-------- Dataset section --------

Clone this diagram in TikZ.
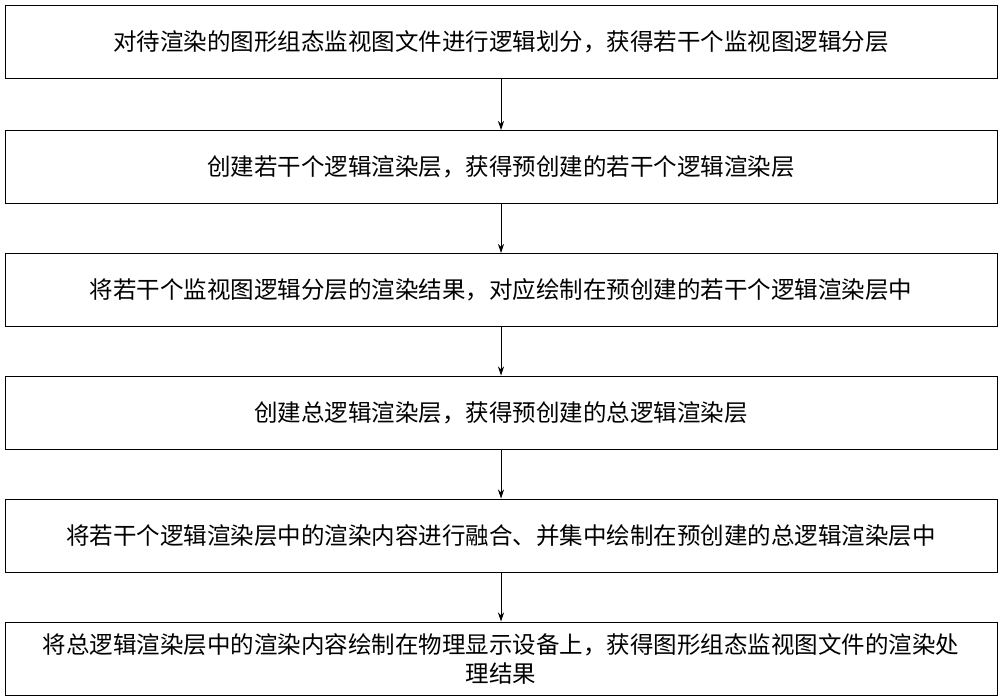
\documentclass[tikz,border=0pt]{standalone}
\usepackage{fontspec}
\newfontfamily\cjk{Noto Sans CJK SC}
\usetikzlibrary{arrows.meta}
\begin{document}
\begin{tikzpicture}[x=1pt,y=-1pt,
  stepbox/.style={draw,line width=1pt,minimum width=992pt,minimum height=73pt,font=\cjk\fontsize{23.5pt}{29pt}\selectfont,text width=935pt,align=center,inner sep=0pt},
  arr/.style={-{Stealth[length=9pt,width=6pt]},line width=0.8pt}]
\useasboundingbox (0,0) rectangle (1000,699);
\node[stepbox] (a) at (501,41.5) {对待渲染的图形组态监视图文件进行逻辑划分，获得若干个监视图逻辑分层};
\node[stepbox] (b) at (501,167) {创建若干个逻辑渲染层，获得预创建的若干个逻辑渲染层};
\node[stepbox] (c) at (501,290) {将若干个监视图逻辑分层的渲染结果，对应绘制在预创建的若干个逻辑渲染层中};
\node[stepbox] (d) at (501,412.5) {创建总逻辑渲染层，获得预创建的总逻辑渲染层};
\node[stepbox] (e) at (501,535.5) {将若干个逻辑渲染层中的渲染内容进行融合、并集中绘制在预创建的总逻辑渲染层中};
\node[stepbox] (f) at (501,658.5) {将总逻辑渲染层中的渲染内容绘制在物理显示设备上，获得图形组态监视图文件的渲染处\\理结果};
\draw[arr] (a) -- (b);
\draw[arr] (b) -- (c);
\draw[arr] (c) -- (d);
\draw[arr] (d) -- (e);
\draw[arr] (e) -- (f);
\end{tikzpicture}
\end{document}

--------

* Do this *
Go through the listing above and write it out again exactly, dropping the pictures.

* Solution to this problem *
Clone this diagram in TikZ.
\documentclass[tikz,border=0pt]{standalone}
\usepackage{fontspec}
\newfontfamily\cjk{Noto Sans CJK SC}
\usetikzlibrary{arrows.meta}
\begin{document}
\begin{tikzpicture}[x=1pt,y=-1pt,
  stepbox/.style={draw,line width=1pt,minimum width=992pt,minimum height=73pt,font=\cjk\fontsize{23.5pt}{29pt}\selectfont,text width=935pt,align=center,inner sep=0pt},
  arr/.style={-{Stealth[length=9pt,width=6pt]},line width=0.8pt}]
\useasboundingbox (0,0) rectangle (1000,699);
\node[stepbox] (a) at (501,41.5) {对待渲染的图形组态监视图文件进行逻辑划分，获得若干个监视图逻辑分层};
\node[stepbox] (b) at (501,167) {创建若干个逻辑渲染层，获得预创建的若干个逻辑渲染层};
\node[stepbox] (c) at (501,290) {将若干个监视图逻辑分层的渲染结果，对应绘制在预创建的若干个逻辑渲染层中};
\node[stepbox] (d) at (501,412.5) {创建总逻辑渲染层，获得预创建的总逻辑渲染层};
\node[stepbox] (e) at (501,535.5) {将若干个逻辑渲染层中的渲染内容进行融合、并集中绘制在预创建的总逻辑渲染层中};
\node[stepbox] (f) at (501,658.5) {将总逻辑渲染层中的渲染内容绘制在物理显示设备上，获得图形组态监视图文件的渲染处\\理结果};
\draw[arr] (a) -- (b);
\draw[arr] (b) -- (c);
\draw[arr] (c) -- (d);
\draw[arr] (d) -- (e);
\draw[arr] (e) -- (f);
\end{tikzpicture}
\end{document}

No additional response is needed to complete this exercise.